Exam Strategy: Governance questions will focus on the practical application of Purview within Fabric, not on installing or configuring Purview itself. For Power BI, think like an engineer: how does the underlying data structure and refresh schedule impact the report consumer's experience?
Common Pitfalls
- Misapplying DirectLake Mode: A common mistake is assuming DirectLake works with any data format. It requires data to be in Delta Parquet format within a Fabric lakehouse. Attempting to use it on standard Parquet files or SQL Server tables will fail. Always verify the data source format and location.
- Ignoring Data Governance Until Late: Treating governance as an afterthought leads to rework. You should plan for sensitivity classification, lineage tracking, and access policies from the start of development.
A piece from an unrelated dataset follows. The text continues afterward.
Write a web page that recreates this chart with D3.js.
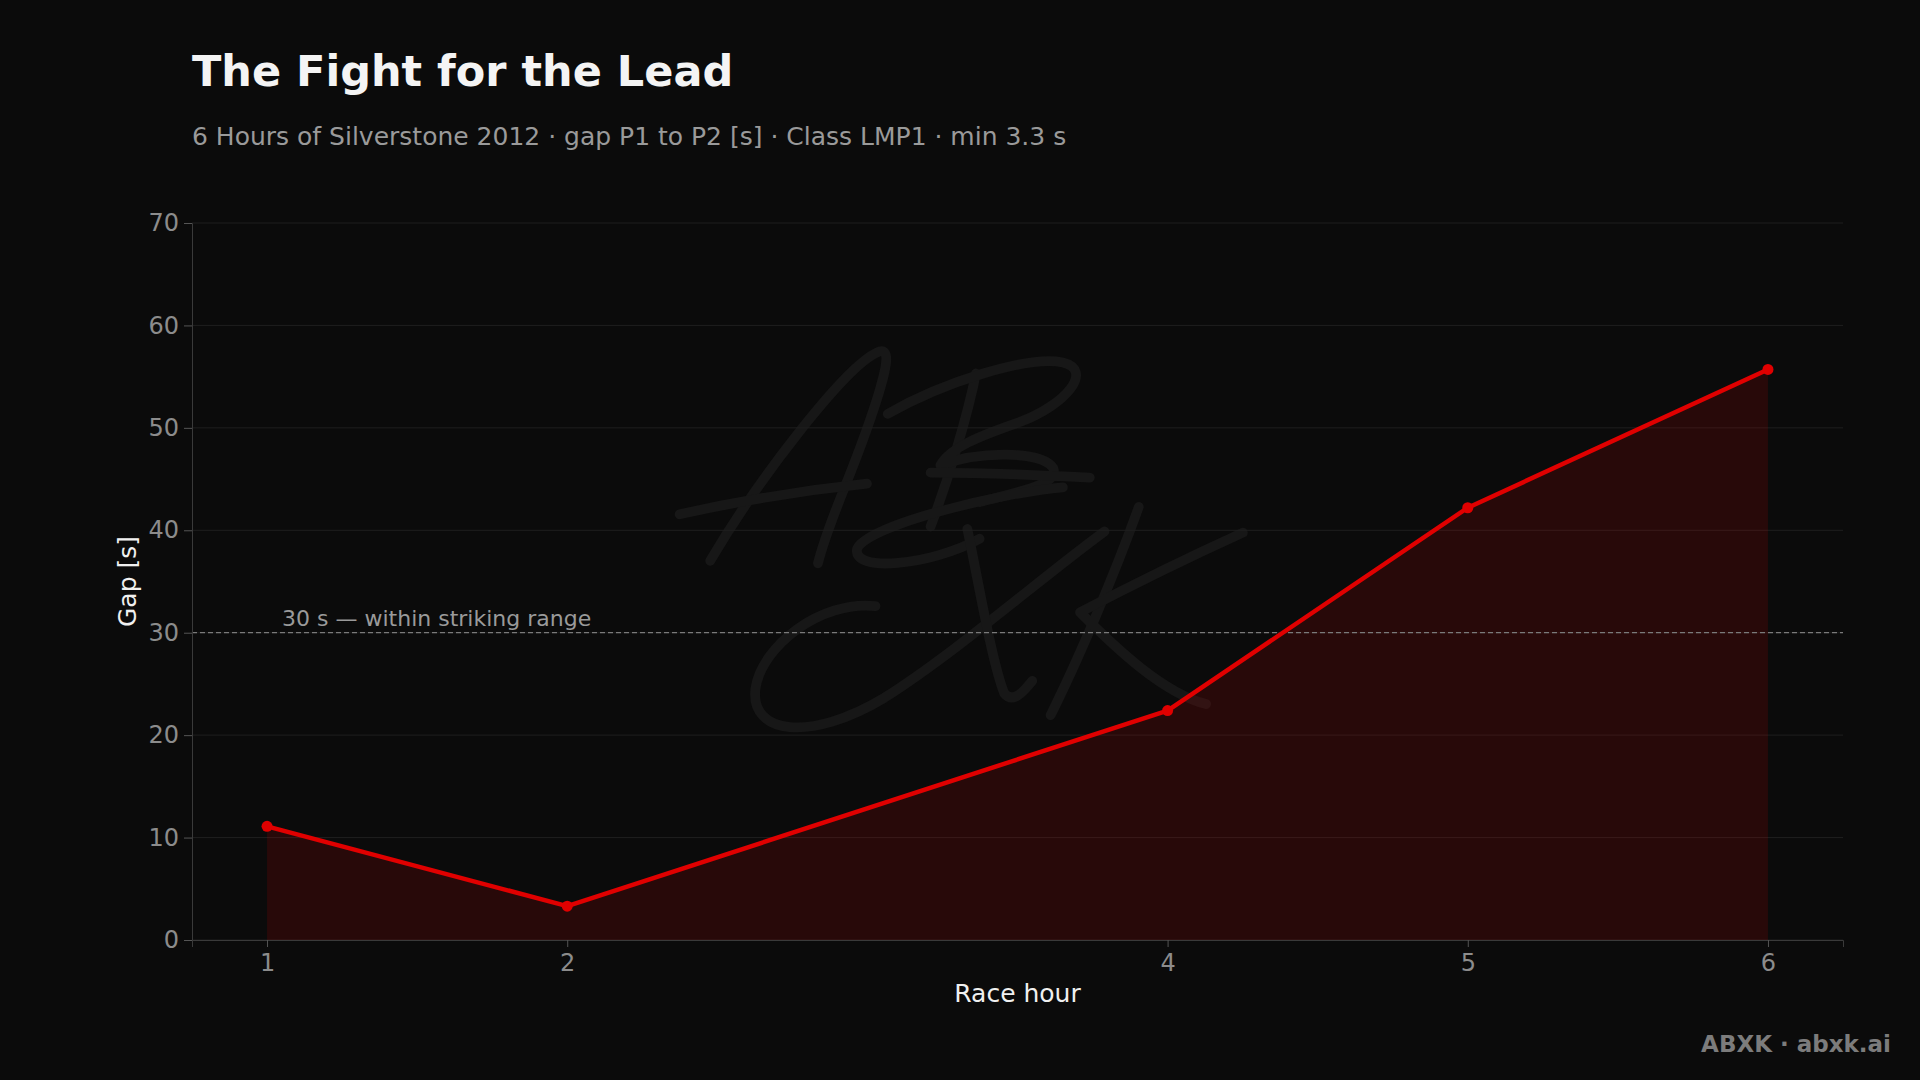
<!DOCTYPE html>
<html>
<head>
<meta charset="utf-8">
<script src="https://cdn.jsdelivr.net/npm/d3@7"></script>
<style>
  html, body { margin: 0; padding: 0; background: #0b0b0b; }
  svg { display: block; }
</style>
</head>
<body>
<svg id="chart" width="1920" height="1080"></svg>
<script>
// ---- data ----
const hours = [1, 2, 4, 5, 6];
const gaps = [11.1, 3.3, 22.4, 42.2, 55.7];
const yTicks = [0, 10, 20, 30, 40, 50, 60, 70];
const refValue = 30;
const refLabel = "30 s \u2014 within striking range";
const titleText = "The Fight for the Lead";
const subtitleText = "6 Hours of Silverstone 2012 \u00b7 gap P1 to P2 [s] \u00b7 Class LMP1 \u00b7 min 3.3 s";
const xLabelText = "Race hour";
const yLabelText = "Gap [s]";
const footerText = "ABXK \u00b7 abxk.ai";

const W = 1920, H = 1080;
const margin = { left: 192, right: 77, top: 223, bottom: 140 };
const svg = d3.select("#chart");
const font = "'DejaVu Sans', Verdana, sans-serif";

svg.append("rect").attr("width", W).attr("height", H).attr("fill", "#0b0b0b");

const x = d3.scaleLinear().domain([0.75, 6.25]).range([margin.left, W - margin.right]);
const y = d3.scaleLinear().domain([0, 70]).range([H - margin.bottom, margin.top]);

// watermark signature (decorative)
const wm = svg.append("g").attr("transform", "scale(1.2245)")
  .attr("fill", "none").attr("stroke", "#171717").attr("stroke-width", 8)
  .attr("stroke-linecap", "round").attr("stroke-linejoin", "round");
const wmPaths = [
  "M580,458 C620,390 690,300 716,288 C728,282 724,300 718,320 C700,380 678,420 668,460",
  "M555,420 C600,410 660,400 708,395",
  "M797,305 C790,340 775,390 760,430",
  "M725,338 C770,312 840,290 868,296 C893,302 872,330 832,345 C800,356 775,366 768,380 C800,368 850,368 860,382 C866,396 830,402 800,410",
  "M868,398 C820,402 710,428 700,448 C695,468 760,462 800,440",
  "M760,386 C800,386 850,388 890,390",
  "M715,495 C670,490 622,528 617,562 C612,600 662,606 722,570 C782,532 850,472 902,434",
  "M790,432 C800,480 810,540 820,566 C828,576 838,562 843,556",
  "M930,414 C910,470 880,540 858,584",
  "M1015,435 C960,460 905,488 882,500 C912,530 950,566 985,575"
];
wm.selectAll("path").data(wmPaths).join("path").attr("d", d => d);

// gridlines
svg.append("g").selectAll("line").data(yTicks).join("line")
  .attr("x1", margin.left).attr("x2", W - margin.right)
  .attr("y1", d => y(d)).attr("y2", d => y(d))
  .attr("stroke", "#1f1f1f").attr("stroke-width", 1);

// area + line
const pts = hours.map((h, i) => ({ h, g: gaps[i] }));
svg.append("path").datum(pts)
  .attr("d", d3.area().x(d => x(d.h)).y0(y(0)).y1(d => y(d.g)))
  .attr("fill", "#dc0000").attr("fill-opacity", 0.14);

// reference line
svg.append("line")
  .attr("x1", margin.left).attr("x2", W - margin.right)
  .attr("y1", y(refValue)).attr("y2", y(refValue))
  .attr("stroke", "#7a7a7a").attr("stroke-width", 1.3).attr("stroke-dasharray", "5,3");
svg.append("text").attr("x", x(1.05)).attr("y", y(refValue) - 7)
  .attr("fill", "#9a9a9a").attr("font-family", font).attr("font-size", 22)
  .text(refLabel);

svg.append("path").datum(pts)
  .attr("d", d3.line().x(d => x(d.h)).y(d => y(d.g)))
  .attr("fill", "none").attr("stroke", "#e00000").attr("stroke-width", 4.5)
  .attr("stroke-linejoin", "round");
svg.append("g").selectAll("circle").data(pts).join("circle")
  .attr("cx", d => x(d.h)).attr("cy", d => y(d.g)).attr("r", 5.5)
  .attr("fill", "#e00000");

// axes
const yAxis = svg.append("g").attr("transform", `translate(${margin.left},0)`)
  .call(d3.axisLeft(y).tickValues(yTicks).tickSize(8).tickPadding(5));
const xAxis = svg.append("g").attr("transform", `translate(0,${H - margin.bottom})`)
  .call(d3.axisBottom(x).tickValues(hours).tickFormat(d3.format("d")).tickSize(7).tickPadding(7));
[yAxis, xAxis].forEach(a => {
  a.select(".domain").attr("stroke", "#3a3a3a");
  a.selectAll(".tick line").attr("stroke", "#555");
  a.selectAll(".tick text").attr("fill", "#8c8c8c").attr("font-family", font).attr("font-size", 24);
});

// titles
svg.append("text").attr("x", 192).attr("y", 86)
  .attr("fill", "#f4f4f4").attr("font-family", font).attr("font-weight", "bold").attr("font-size", 43)
  .text(titleText);
svg.append("text").attr("x", 192).attr("y", 145)
  .attr("fill", "#9a9a9a").attr("font-family", font).attr("font-size", 25)
  .text(subtitleText);

svg.append("text").attr("x", (margin.left + W - margin.right) / 2).attr("y", 1002)
  .attr("text-anchor", "middle").attr("fill", "#f0f0f0").attr("font-family", font).attr("font-size", 25)
  .text(xLabelText);
svg.append("text")
  .attr("transform", `translate(136,${(margin.top + H - margin.bottom) / 2}) rotate(-90)`)
  .attr("text-anchor", "middle").attr("fill", "#f0f0f0").attr("font-family", font).attr("font-size", 25)
  .text(yLabelText);

svg.append("text").attr("x", 1891).attr("y", 1052).attr("text-anchor", "end")
  .attr("fill", "#7c7c7c").attr("font-family", font).attr("font-weight", "bold").attr("font-size", 23)
  .text(footerText);
</script>
</body>
</html>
Failing to integrate with Purview can violate organizational compliance policies.
- Overlooking Compute Resource Management: All Fabric workloads run on a capacity (either shared or dedicated). Not monitoring capacity utilization (CPU, memory) can lead to slow query performance or throttling during peak loads. Understand how to use the Fabric Capacity Metrics app to identify bottlenecks.
- Choosing the Wrong Ingestion Tool: Using a full pipeline with complex orchestration for a simple, one-time data copy from a cloud source is inefficient. Conversely, trying to use a dataflow for a high-volume, incremental load from an on-premises source with complex change detection logic is not suitable. Match the tool’s capability to the job’s requirements.
Summary
- Microsoft Fabric provides a unified platform centered on OneLake, with lakehouses (Spark/Delta) and data warehouses (T-SQL) as primary compute engines, developed using notebooks.
- Data is ingested via pipelines (orchestration) and dataflows (low-code ETL), then transformed using Spark or SQL, often organized in a medallion architecture.
- The semantic model is the heart of analytics, with DirectLake mode being a critical performance feature for querying lakehouse data directly without import.
- Governance is handled through integrated Microsoft Purview for lineage, cataloging, and security, while Power BI report performance depends heavily on upstream data engineering decisions.
- Exam success hinges on understanding not just individual features, but how to architect solutions that connect ingestion, transformation, modeling, governance, and visualization into a cohesive, performant system.